**DATA SHOWN**

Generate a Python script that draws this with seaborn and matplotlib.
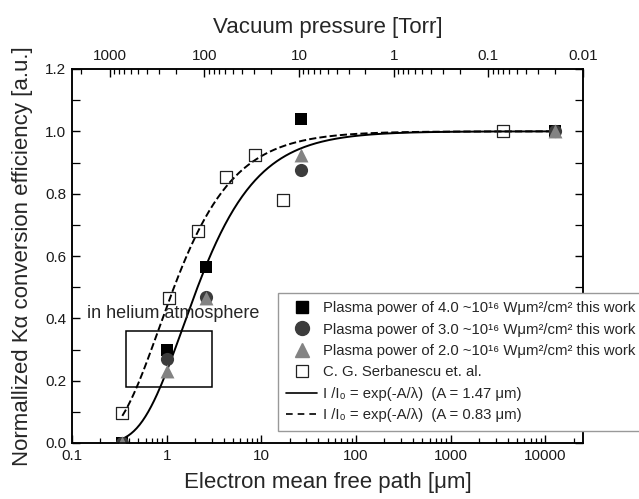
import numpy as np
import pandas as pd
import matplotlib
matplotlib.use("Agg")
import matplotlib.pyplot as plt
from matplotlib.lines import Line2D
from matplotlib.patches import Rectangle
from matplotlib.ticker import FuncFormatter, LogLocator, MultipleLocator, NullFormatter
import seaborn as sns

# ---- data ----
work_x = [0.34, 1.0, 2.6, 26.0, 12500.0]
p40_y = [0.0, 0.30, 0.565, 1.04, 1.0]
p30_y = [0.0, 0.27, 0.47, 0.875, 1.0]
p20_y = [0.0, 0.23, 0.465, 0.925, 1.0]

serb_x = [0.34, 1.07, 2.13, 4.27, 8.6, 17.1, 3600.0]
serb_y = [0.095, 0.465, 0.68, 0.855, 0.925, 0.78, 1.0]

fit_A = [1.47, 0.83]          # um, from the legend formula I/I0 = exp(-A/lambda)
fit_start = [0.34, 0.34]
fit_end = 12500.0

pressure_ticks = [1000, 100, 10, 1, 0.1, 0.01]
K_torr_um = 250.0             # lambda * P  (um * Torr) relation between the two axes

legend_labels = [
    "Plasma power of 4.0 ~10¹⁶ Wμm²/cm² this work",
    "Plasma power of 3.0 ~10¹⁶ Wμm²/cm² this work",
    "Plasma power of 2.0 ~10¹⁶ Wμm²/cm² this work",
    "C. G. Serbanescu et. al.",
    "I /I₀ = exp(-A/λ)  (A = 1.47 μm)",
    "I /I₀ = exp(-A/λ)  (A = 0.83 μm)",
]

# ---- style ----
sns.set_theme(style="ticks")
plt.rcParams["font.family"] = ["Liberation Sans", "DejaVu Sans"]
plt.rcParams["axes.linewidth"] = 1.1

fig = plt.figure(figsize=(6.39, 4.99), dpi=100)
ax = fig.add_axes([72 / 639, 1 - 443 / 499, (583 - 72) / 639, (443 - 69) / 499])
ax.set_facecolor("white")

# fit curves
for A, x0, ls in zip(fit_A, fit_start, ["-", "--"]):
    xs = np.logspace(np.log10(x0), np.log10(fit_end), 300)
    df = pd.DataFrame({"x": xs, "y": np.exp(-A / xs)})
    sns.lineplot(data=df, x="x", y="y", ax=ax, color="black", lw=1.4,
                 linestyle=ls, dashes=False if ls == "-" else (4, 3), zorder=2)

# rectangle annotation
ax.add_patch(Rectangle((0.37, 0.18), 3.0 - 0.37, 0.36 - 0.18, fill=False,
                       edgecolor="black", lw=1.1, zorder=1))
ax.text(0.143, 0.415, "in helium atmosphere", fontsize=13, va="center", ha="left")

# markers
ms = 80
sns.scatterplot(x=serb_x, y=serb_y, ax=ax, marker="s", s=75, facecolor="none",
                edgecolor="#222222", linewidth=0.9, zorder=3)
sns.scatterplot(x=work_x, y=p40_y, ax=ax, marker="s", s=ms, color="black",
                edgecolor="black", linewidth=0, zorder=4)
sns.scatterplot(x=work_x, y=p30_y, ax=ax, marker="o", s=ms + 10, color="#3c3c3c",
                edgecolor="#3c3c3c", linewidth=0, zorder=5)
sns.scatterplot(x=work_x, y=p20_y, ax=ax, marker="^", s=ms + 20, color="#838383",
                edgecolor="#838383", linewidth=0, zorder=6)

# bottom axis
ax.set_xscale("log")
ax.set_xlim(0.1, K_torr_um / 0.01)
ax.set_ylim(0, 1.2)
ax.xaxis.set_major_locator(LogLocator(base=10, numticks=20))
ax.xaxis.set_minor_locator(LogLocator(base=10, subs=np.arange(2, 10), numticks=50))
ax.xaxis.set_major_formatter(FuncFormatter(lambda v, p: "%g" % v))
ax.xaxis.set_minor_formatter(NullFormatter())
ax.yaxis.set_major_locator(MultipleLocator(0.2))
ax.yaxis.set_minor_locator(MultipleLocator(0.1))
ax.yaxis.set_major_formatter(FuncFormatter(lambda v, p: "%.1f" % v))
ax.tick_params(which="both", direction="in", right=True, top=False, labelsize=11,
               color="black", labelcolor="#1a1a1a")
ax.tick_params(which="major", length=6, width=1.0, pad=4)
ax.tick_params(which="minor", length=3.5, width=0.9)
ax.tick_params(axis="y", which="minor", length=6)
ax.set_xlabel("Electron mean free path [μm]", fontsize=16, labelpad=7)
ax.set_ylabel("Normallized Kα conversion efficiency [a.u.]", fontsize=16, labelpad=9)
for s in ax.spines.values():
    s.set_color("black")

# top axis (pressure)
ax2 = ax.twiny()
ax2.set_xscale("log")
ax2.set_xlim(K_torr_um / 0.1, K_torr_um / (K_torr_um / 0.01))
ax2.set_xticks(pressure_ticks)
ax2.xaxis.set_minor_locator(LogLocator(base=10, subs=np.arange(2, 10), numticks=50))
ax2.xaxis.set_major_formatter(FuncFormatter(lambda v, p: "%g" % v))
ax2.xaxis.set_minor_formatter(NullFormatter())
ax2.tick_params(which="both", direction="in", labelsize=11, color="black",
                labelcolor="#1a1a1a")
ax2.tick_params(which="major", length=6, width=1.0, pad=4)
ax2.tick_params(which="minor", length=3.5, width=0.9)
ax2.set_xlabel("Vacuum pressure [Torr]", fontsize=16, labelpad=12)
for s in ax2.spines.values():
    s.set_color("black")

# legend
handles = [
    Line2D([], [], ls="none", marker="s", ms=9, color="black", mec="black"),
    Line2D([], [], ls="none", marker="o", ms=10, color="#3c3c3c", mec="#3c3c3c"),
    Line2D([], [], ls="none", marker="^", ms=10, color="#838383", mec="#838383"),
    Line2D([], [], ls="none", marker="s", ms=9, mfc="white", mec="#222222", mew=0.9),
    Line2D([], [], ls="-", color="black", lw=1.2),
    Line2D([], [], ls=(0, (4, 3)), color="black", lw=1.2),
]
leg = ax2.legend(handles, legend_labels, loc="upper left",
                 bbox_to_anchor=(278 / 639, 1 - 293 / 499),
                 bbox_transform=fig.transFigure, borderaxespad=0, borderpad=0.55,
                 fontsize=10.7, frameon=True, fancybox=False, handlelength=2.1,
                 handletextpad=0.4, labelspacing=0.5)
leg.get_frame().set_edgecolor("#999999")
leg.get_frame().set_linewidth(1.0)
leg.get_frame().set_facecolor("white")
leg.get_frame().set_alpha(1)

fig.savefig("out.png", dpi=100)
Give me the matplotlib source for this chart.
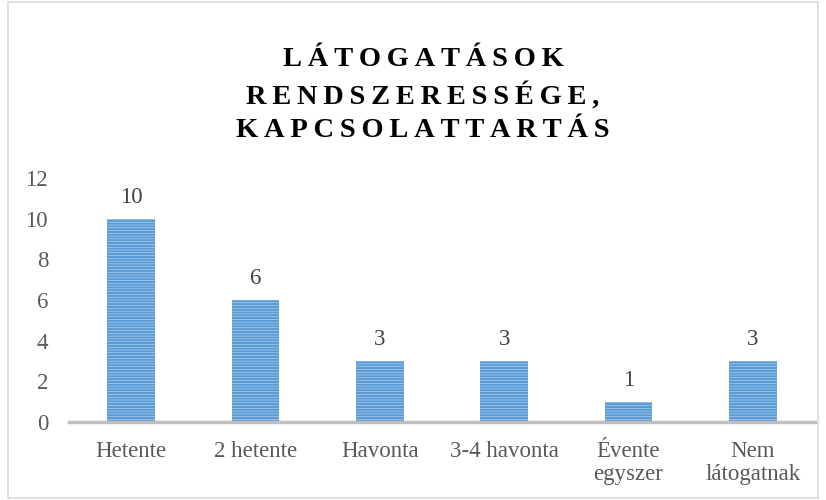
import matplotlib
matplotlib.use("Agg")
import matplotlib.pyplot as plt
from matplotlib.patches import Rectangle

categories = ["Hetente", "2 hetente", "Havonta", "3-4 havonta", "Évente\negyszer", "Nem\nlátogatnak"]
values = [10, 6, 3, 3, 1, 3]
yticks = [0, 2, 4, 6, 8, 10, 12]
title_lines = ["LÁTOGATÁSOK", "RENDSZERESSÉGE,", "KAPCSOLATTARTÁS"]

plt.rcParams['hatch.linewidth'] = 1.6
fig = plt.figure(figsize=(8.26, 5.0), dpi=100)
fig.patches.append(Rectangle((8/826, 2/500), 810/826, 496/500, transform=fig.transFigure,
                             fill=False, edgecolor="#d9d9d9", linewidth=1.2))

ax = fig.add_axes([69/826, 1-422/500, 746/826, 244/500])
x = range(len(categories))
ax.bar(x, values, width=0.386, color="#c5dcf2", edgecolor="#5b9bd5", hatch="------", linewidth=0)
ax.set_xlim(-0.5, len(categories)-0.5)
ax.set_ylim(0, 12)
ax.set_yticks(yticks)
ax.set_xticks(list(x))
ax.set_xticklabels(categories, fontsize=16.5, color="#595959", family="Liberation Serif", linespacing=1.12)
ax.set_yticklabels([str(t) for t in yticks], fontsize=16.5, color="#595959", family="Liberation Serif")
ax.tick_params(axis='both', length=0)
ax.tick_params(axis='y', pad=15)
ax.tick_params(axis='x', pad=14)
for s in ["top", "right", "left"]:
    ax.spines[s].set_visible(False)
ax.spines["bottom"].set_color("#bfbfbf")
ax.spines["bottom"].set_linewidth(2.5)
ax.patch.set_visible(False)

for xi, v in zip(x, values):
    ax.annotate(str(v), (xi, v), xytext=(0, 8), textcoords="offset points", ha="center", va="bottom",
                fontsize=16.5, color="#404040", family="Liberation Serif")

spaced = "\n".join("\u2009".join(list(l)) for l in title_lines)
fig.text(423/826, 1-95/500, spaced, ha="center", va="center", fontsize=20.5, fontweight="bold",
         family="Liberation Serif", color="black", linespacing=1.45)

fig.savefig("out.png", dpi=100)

**TASK TO CARRY OUT**
From the first line above to the line containing "K_torr_um = 250.0", repeat each line exactly. Pictures stay out.

**OUTPUT**
Generate a Python script that draws this with seaborn and matplotlib.
import numpy as np
import pandas as pd
import matplotlib
matplotlib.use("Agg")
import matplotlib.pyplot as plt
from matplotlib.lines import Line2D
from matplotlib.patches import Rectangle
from matplotlib.ticker import FuncFormatter, LogLocator, MultipleLocator, NullFormatter
import seaborn as sns

# ---- data ----
work_x = [0.34, 1.0, 2.6, 26.0, 12500.0]
p40_y = [0.0, 0.30, 0.565, 1.04, 1.0]
p30_y = [0.0, 0.27, 0.47, 0.875, 1.0]
p20_y = [0.0, 0.23, 0.465, 0.925, 1.0]

serb_x = [0.34, 1.07, 2.13, 4.27, 8.6, 17.1, 3600.0]
serb_y = [0.095, 0.465, 0.68, 0.855, 0.925, 0.78, 1.0]

fit_A = [1.47, 0.83]          # um, from the legend formula I/I0 = exp(-A/lambda)
fit_start = [0.34, 0.34]
fit_end = 12500.0

pressure_ticks = [1000, 100, 10, 1, 0.1, 0.01]
K_torr_um = 250.0             # lambda * P  (um * Torr) relation between the two axes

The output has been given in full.